Their research shows that as U.S. Treasury rates declined, U.S. private pension plans and Canadian and European plans reduced their discount rates, but U.S. public plans did not, and those public funds increased their funds' risk profiles. That is, U.S. public employee pension plans are taking more risk in their funds than their U.S. private and international peers.
Further, the academics found "U.S. public pension funds with a higher level of underfunding per participant, as well as funds with more politicians and elected plan participants serving on the board, take more risk and use higher discount rates. The increased risk-taking by U.S. public funds is negatively related to their performance."
That is, despite the greater risk assumed, U.S. public plans underperform the U.S. private and non-U.S. funds studied by about 50 basis points a year, and their underperformance is substantially worse if the fund is more mature.
"A 10% increase in the maturity of U.S. public pension funds is associated with 38 to 58 basis points lower returns," they reported in the study. That is U.S. public pension funds with a higher percentage of retired members invest more in risky assets, maintain higher liability discount rates, and obtain lower returns.
Andrew Biggs, resident scholar at The American Enterprise Institute for Public Policy Research, told a Harvard seminar on state pension underfunding in October that pension plans in the Netherlands, "which are widely considered among the best-funded in the world, use a discount rate of just 3.5%. The U.K. and Canada valued liabilities using interest rates of between 4% and 6%." Public funds in the U.S. use an average discount rate of 7.6%.

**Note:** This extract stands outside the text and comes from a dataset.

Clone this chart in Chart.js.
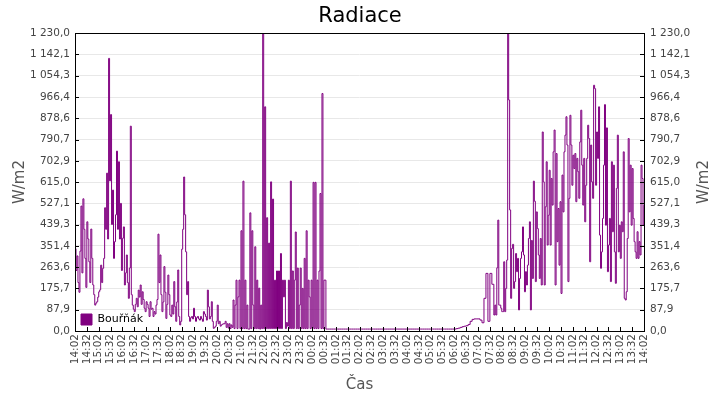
<!DOCTYPE html>
<html>
<head>
<meta charset="utf-8">
<script src="https://cdn.jsdelivr.net/npm/chart.js@4.4.1/dist/chart.umd.min.js"></script>
<style>
  body { margin: 0; background: #fff; }
</style>
</head>
<body>
<canvas id="radChart" width="720" height="400"></canvas>
<script>
// minutes counted from 14:02; each block has its own start and reading step
var afternoonStart = 0, afternoonStep = 2.5;
var afternoonVals = [340,250,310,200,160,330,516,240,546,420,300,180,451,380,286,200,421,300,190,150,
  107,115,121,140,162,170,272,200,259,300,509,420,652,380,1126,620,894,440,582,300,
  369,480,743,420,699,380,527,250,383,430,190,240,314,200,135,260,846,150,107,90,
  80,110,135,100,169,140,190,110,162,130,94,80,121,110,94,60,121,90,94,60,
  80,70,107,130,400,200,314,150,80,120,266,160,52,110,231,150,66,60,107,70,
  204,100,40,120,252,60,25,40,338,420,636,480,327,150,204,60,40,55,60,50,
  94,60,40,55,60,50,45,60,50,40,80,70,60,45,169,100,50,60,121,40,
  11,15,20,40,107,30,40,20,25,28,30];
var eveningStart = 380, eveningStep = 2.5;
var eveningVals = [40,15,30,12,30,10,25,15,128,10,
  107,210,10,141,210,10,414,10,619,10,
  210,10,107,8,8,488,10,414,107,10,
  348,10,210,10,177,8,107,10,1230,10,
  926,10,468,10,363,10,616,10,545,10,
  210,10,248,10,248,10,320,10,210,141,
  210,10,35,20,210,10,619,10,248,10,
  210,409,10,260,10,107,260,10,176,10,
  300,10,414,10,210,141,10,210,10,614,
  10,614,10,210,10,248,568,10,981,10,
  210];
var nightStart = 635, nightStep = 5;
var nightVals = [8,8,8,8,8,8,8,8,8,8,8,
  8,8,8,8,8,8,8,8,8,8,8,
  8,8,8,8,8,8,8,8,8,8,8,
  8,8,8,8,8,8,8,8,8,8,8,
  8,8,8,8,8,8,8,8,8,8,8,
  8,8,8,8,8,8,8,8,8,8,8,
  10,12,15,18,20,22,27,40,48,50,50,50,45,34,135,238,40,238,193];
var morningStart = 1060, morningStep = 2.5;
var morningVals = [66,107,66,261,458,107,107,94,80,80,
  286,80,176,293,1230,954,500,135,341,358,
  176,204,320,245,300,87,217,300,327,430,
  314,162,245,190,272,382,451,87,374,217,
  619,536,204,492,423,314,217,382,190,822,
  616,190,513,699,355,478,664,355,630,520,
  740,830,190,733,369,506,272,534,155,644,
  492,740,809,885,768,204,548,891,768,602,
  726,671,733,534,713,658,548,781,912,685,
  520,713,451,602,713,850,795,286,768,616,
  548,1015,1001,602,822,713,926,396,259,327,
  465,685,935,437,839,245,355,465,204,699,
  410,685,327,197,589,809,327,437,300,451,
  410,740,135,128,162,382,795,492,685,437,
  671,465,369,327,300,410,300,369,314,685,
  630,437,520];

var xTickLabels = ['14:02','14:32','15:02','15:32','16:02','16:32','17:02','17:32','18:02','18:32',
  '19:02','19:32','20:02','20:32','21:02','21:32','22:02','22:32','23:02','23:32',
  '00:02','00:32','01:02','01:32','02:02','02:32','03:02','03:32','04:02','04:32',
  '05:02','05:32','06:02','06:32','07:02','07:32','08:02','08:32','09:02','09:32',
  '10:02','10:32','11:02','11:32','12:02','12:32','13:02','13:32','14:02'];
var xTickStep = 30;
var yTickLabels = ['0,0','87,9','175,7','263,6','351,4','439,3','527,1','615,0',
  '702,9','790,7','878,6','966,4','1 054,3','1 142,1','1 230,0'];
var yMax = 1230;
var yTitle = 'W/m2';

function toPoints(start, step, vals) {
  return vals.map(function (v, i) { return { x: start + i * step, y: v }; });
}
var points = [].concat(
  toPoints(afternoonStart, afternoonStep, afternoonVals),
  toPoints(eveningStart, eveningStep, eveningVals),
  toPoints(nightStart, nightStep, nightVals),
  toPoints(morningStart, morningStep, morningVals)
);

var tickFont = { family: 'DejaVu Sans', size: 10.5 };
var titleFont = { family: 'DejaVu Sans', size: 15 };

function setYTicks(scale) {
  scale.ticks = yTickLabels.map(function (l, i) {
    return { value: i * yMax / (yTickLabels.length - 1) };
  });
}

// ticks drawn inside the plot plus the frame round it
var frameTicks = {
  id: 'frameTicks',
  afterLayout: function (chart) {
    // legend in the chart area is laid out from 0, move it down into the plot
    var lg = chart.legend;
    if (lg) {
      lg.top += chart.chartArea.top;
      lg.bottom += chart.chartArea.top;
    }
  },
  afterDraw: function (chart) {
    var ctx = chart.ctx, a = chart.chartArea, sx = chart.scales.x, sy = chart.scales.y;
    ctx.save();
    ctx.strokeStyle = '#000';
    ctx.lineWidth = 1;
    ctx.beginPath();
    sx.ticks.forEach(function (t, i) {
      var px = Math.round(sx.getPixelForTick(i)) + 0.5;
      ctx.moveTo(px, a.bottom);
      ctx.lineTo(px, a.bottom - 4);
    });
    sy.ticks.forEach(function (t, i) {
      var py = Math.round(sy.getPixelForTick(i)) + 0.5;
      ctx.moveTo(a.left, py);
      ctx.lineTo(a.left + 4, py);
      ctx.moveTo(a.right, py);
      ctx.lineTo(a.right - 4, py);
    });
    ctx.stroke();
    ctx.strokeRect(Math.round(a.left) + 0.5, Math.round(a.top) + 0.5,
      Math.round(a.right - a.left), Math.round(a.bottom - a.top));
    // right axis title reads upwards like the left one
    ctx.fillStyle = '#555';
    ctx.font = '15px "DejaVu Sans"';
    ctx.textAlign = 'center';
    ctx.textBaseline = 'middle';
    ctx.translate(704, (a.top + a.bottom) / 2);
    ctx.rotate(-Math.PI / 2);
    ctx.fillText(yTitle, 0, 0);
    ctx.restore();
  }
};

const radChart = new Chart(document.getElementById('radChart').getContext('2d'), {
  type: 'line',
  data: {
    datasets: [{
      label: 'Bouřňák',
      data: points,
      borderColor: '#800080',
      backgroundColor: '#800080',
      borderWidth: 1,
      pointRadius: 0,
      stepped: true,
      fill: false,
      yAxisID: 'y'
    }]
  },
  options: {
    responsive: false,
    animation: false,
    layout: { padding: 0 },
    plugins: {
      title: {
        display: true,
        text: 'Radiace',
        color: '#000',
        font: { family: 'DejaVu Sans', size: 21, weight: 'normal' },
        padding: { top: 4, bottom: 4 }
      },
      legend: {
        position: 'chartArea',
        align: 'end',
        labels: {
          boxWidth: 11,
          boxHeight: 11,
          color: '#000',
          padding: 6,
          font: { family: 'DejaVu Sans', size: 11 }
        }
      },
      tooltip: { enabled: false }
    },
    scales: {
      x: {
        type: 'linear',
        min: 0,
        max: (xTickLabels.length - 1) * xTickStep,
        grid: { display: false, drawTicks: false },
        border: { display: false },
        afterBuildTicks: function (scale) {
          scale.ticks = xTickLabels.map(function (l, i) { return { value: i * xTickStep }; });
        },
        afterFit: function (scale) { scale.height = 69; },
        ticks: {
          autoSkip: false,
          minRotation: 90,
          maxRotation: 90,
          padding: 3,
          color: '#444',
          font: tickFont,
          callback: function (v, i) { return xTickLabels[i]; }
        },
        title: { display: true, text: 'Čas', color: '#555', font: titleFont, padding: { top: 6, bottom: 6 } }
      },
      y: {
        type: 'linear',
        position: 'left',
        min: 0,
        max: yMax,
        grid: { color: '#e8e8e8', drawTicks: false },
        border: { display: false },
        afterBuildTicks: setYTicks,
        afterFit: function (scale) { scale.width = 75; },
        ticks: {
          padding: 5,
          color: '#444',
          font: tickFont,
          callback: function (v, i) { return yTickLabels[i]; }
        },
        title: { display: true, text: yTitle, color: '#555', font: titleFont, padding: { top: 11, bottom: 11 } }
      },
      y2: {
        type: 'linear',
        position: 'right',
        min: 0,
        max: yMax,
        grid: { drawOnChartArea: false, drawTicks: false },
        border: { display: false },
        afterBuildTicks: setYTicks,
        afterFit: function (scale) { scale.width = 76; },
        ticks: {
          padding: 6,
          color: '#444',
          font: tickFont,
          callback: function (v, i) { return yTickLabels[i]; }
        },
        title: { display: false }
      }
    }
  },
  plugins: [frameTicks]
});
</script>
</body>
</html>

"Using a common discount rate, U.S. state and local plans would be shown to have set aside only about half as much funding per unit of promised future benefits as do Dutch pensions," Mr. Biggs told the seminar, sponsored by the Mossavar-Rahmani Center for Business and Government. "Given that the benefits promised by these plans are qualitatively similar, it stands to reason that someone must be wrong: Either Dutch pensions are systematically overfunding their future benefits or U.S. pensions are underfunding them."
That is, U.S. public employee plans are still underfunding their obligations, with higher-risk portfolios being used to justify high discount rates that disguise the true level of underfunding, which according to some scholars, is as much as $3.85 trillion.
With most economists predicting long-term returns from stocks will be about 5% per year, not 7.6%, it's time for public fund executives to end their high-risk, high-return gamble. It is more likely to end badly, and taxpayers will pay the price in higher taxes or poorer services.